The first Christmas at Biltmore House was a joyous occasion. Estate records show that Vanderbilt paid close attention to every detail to ensure a memorable holiday experience for his guests. Requests were placed for a large Christmas tree in the Banquet Hall; mistletoe and holly were gathered; and hand-made garlands were hung throughout the house.
Vanderbilt also held a Christmas party for estate employees. Workers and their families were invited to Biltmore House on Christmas morning for a grand party that included cake, ice cream and gifts galore. The Cecil family – Vanderbilt’s descendants and present-day owners of the estate – continues that tradition today, and hosts a holiday celebration for employees and their families.
The magic of the holidays continues today with Christmas at Biltmore, a special celebration offered in November and December. Known as one of the Southeast’s most elegant and awe-inspiring holiday travel destinations, the modern-day celebration is modeled after the estate’s first Christmas, with miles of garden, hundreds of poinsettias, dozens of Christmas trees and an elaborately decorated 35-foot Fraser fir Christmas tree in the Banquet Hall.

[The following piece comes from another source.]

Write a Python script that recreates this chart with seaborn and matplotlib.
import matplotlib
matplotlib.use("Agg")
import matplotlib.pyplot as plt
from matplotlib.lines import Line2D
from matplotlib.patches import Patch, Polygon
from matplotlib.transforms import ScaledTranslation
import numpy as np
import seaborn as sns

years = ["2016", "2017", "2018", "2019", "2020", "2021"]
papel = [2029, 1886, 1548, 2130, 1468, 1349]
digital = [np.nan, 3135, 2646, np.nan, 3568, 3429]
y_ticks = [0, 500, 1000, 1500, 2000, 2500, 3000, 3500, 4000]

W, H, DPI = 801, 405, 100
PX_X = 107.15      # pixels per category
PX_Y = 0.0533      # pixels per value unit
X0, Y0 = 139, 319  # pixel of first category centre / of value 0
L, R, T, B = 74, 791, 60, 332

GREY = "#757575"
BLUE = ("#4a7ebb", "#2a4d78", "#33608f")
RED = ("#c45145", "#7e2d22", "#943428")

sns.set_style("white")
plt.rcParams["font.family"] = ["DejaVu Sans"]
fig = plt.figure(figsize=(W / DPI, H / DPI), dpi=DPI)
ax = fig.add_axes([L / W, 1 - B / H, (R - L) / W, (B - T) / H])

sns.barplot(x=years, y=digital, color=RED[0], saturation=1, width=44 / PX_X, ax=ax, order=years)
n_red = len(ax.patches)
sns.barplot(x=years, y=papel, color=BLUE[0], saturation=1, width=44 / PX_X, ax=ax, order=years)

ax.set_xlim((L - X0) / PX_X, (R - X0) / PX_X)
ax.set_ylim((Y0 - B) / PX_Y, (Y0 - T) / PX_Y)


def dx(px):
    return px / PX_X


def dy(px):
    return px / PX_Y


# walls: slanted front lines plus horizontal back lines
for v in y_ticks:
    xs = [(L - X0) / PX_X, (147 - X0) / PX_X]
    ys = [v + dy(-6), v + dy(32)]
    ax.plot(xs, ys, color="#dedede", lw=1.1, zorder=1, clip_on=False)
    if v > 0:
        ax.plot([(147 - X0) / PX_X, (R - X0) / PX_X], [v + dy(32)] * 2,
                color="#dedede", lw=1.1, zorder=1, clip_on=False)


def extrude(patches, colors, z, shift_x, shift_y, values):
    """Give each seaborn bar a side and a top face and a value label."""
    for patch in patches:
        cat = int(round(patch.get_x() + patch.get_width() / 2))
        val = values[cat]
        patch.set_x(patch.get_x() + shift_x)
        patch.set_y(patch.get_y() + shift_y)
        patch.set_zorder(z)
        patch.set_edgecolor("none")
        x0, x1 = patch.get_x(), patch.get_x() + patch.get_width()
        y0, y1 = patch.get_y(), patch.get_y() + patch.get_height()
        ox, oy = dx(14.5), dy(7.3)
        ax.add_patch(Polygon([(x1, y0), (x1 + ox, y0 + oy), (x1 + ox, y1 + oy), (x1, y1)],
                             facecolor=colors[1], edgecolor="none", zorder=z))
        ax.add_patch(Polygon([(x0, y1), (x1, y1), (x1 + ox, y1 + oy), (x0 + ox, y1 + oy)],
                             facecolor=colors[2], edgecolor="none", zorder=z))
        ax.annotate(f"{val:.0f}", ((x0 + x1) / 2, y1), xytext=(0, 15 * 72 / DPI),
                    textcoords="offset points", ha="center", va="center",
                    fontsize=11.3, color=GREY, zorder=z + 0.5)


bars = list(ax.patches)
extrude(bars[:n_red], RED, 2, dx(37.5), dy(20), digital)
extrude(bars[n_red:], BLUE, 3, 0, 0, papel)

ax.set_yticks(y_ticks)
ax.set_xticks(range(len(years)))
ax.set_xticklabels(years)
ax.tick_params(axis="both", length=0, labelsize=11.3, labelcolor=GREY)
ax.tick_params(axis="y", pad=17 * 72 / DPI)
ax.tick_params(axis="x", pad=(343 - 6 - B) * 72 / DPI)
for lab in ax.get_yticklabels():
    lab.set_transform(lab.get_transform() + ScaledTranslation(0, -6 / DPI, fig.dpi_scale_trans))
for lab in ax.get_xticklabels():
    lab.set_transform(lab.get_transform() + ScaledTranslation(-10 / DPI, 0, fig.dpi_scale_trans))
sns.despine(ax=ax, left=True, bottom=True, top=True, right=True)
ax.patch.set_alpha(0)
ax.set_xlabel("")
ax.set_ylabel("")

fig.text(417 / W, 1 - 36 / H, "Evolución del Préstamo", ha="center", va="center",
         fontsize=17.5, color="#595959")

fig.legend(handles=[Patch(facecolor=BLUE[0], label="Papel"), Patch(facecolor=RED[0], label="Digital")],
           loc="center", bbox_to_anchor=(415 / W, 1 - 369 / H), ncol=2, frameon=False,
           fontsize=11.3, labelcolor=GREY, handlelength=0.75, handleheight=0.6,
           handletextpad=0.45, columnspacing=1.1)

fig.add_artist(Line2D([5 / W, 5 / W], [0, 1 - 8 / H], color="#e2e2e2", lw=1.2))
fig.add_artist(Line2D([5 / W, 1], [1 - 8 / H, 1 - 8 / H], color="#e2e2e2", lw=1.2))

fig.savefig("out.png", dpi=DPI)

Avid Biltmore fans know to mark their calendars for early November for the raising of the Banquet Hall tree. Santa Claus ushers in the giant Fraser fir on a horse-drawn carriage. Guests and employees alike cheer and clap once the tree has been hoisted into its place of honor in Biltmore House.
Other festivities around the estate during the holiday season include free holiday craft seminars at A Gardener’s Place in the Conservatory, visits with Santa in Antler Hill Village, and the release of Biltmore’s special Christmas wine.
In the evening, the enchantment continues with Candlelight Christmas Evenings. Luminaries dot the Front Lawn of Biltmore House and thousands of tiny white lights adorn the Front Lawn’s 55-foot tall Norway Spruce. Inside the House, soloists and choirs perform traditional Christmas music, with the rooms taking on a magical glow as candles illuminate holiday decor.
Special holiday menus at estate restaurants and holiday packages at the four-star Inn on Biltmore Estate complete the experience and promise a memorable visit.